If you have assets like jewelry, art and antiques, it's a good idea to have an accredited appraiser determine their value. Whether you're planning to bequeath them to family or have them sold, you should know what they're worth. You may need to have them reappraised if you add or remove items from the collection or simply as time passes, since the value may change.

You also need to talk to your family about these items as well as others that some or all of them may have strong feelings about. Even if items have no significant monetary value, they may have considerable sentimental value to one or more of your children, grandchildren or other family members. These discussions can be difficult, but it's better to have them while you're alive than to have the family fighting over these things, possibly in court, after you're gone.

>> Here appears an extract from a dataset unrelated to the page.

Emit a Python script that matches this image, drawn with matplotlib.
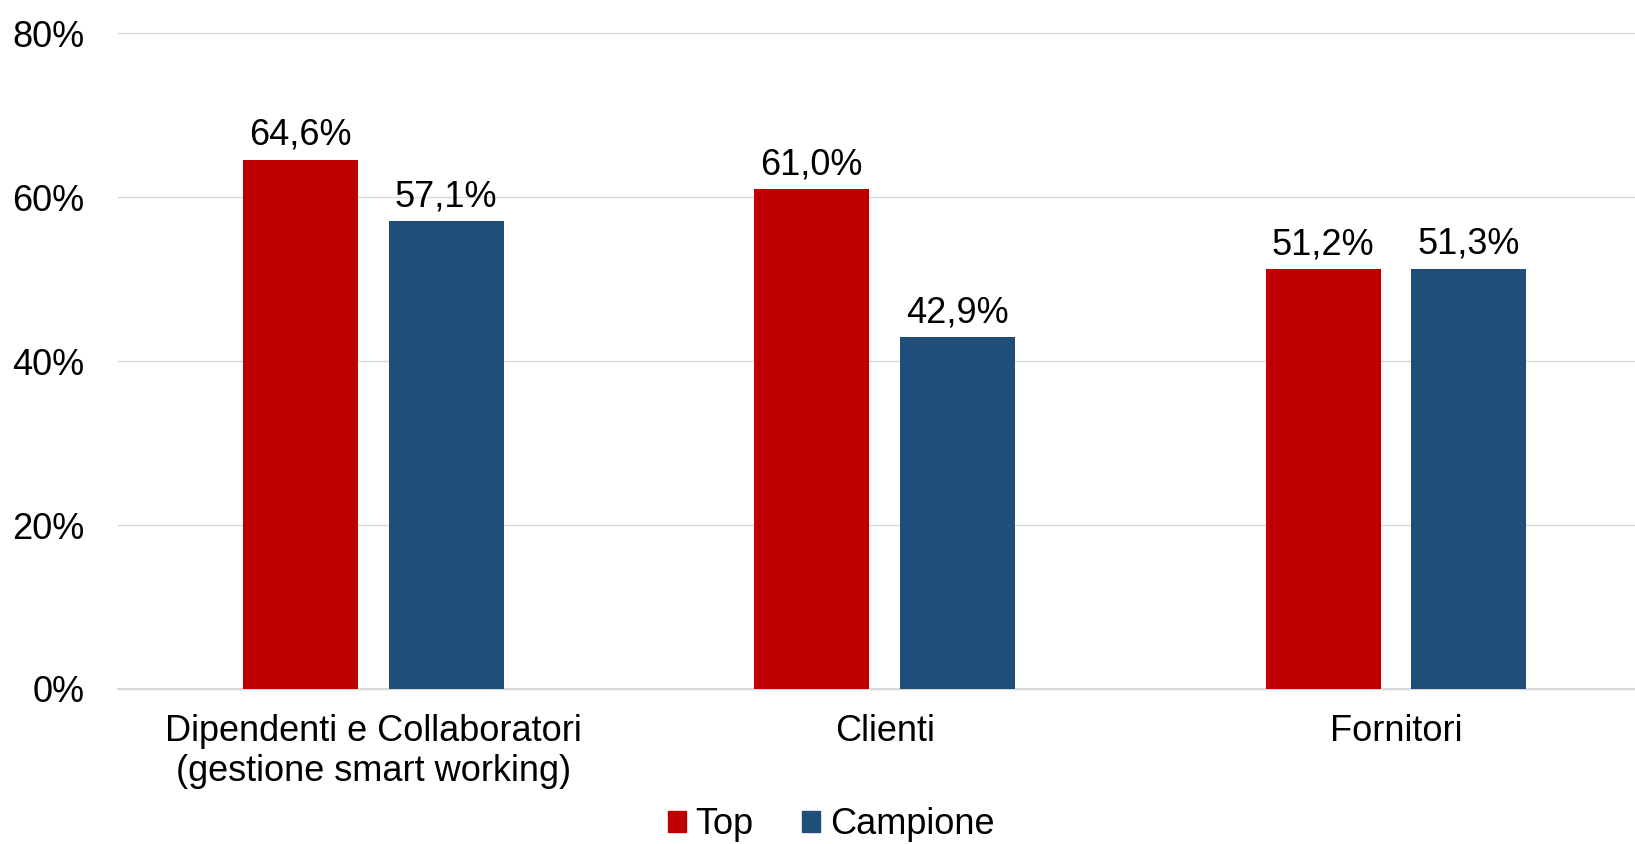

There are a number of ways to pass on illiquid assets. Usually, it's easiest to leave them outright to the beneficiary. Some people give things away while they're still alive. You may choose to place them in a trust. If no one is interested in an item or collection, you may opt to sell it, or have it sold after your death and leave the money to your loved ones.

Your Arizona family law attorney can advise you of the potential tax implications for your loved ones of receiving these assets as gifts while you're alive or inheritances after you're gone. This can help you work to minimize the amount of taxes that they and/or your estate will have to pay.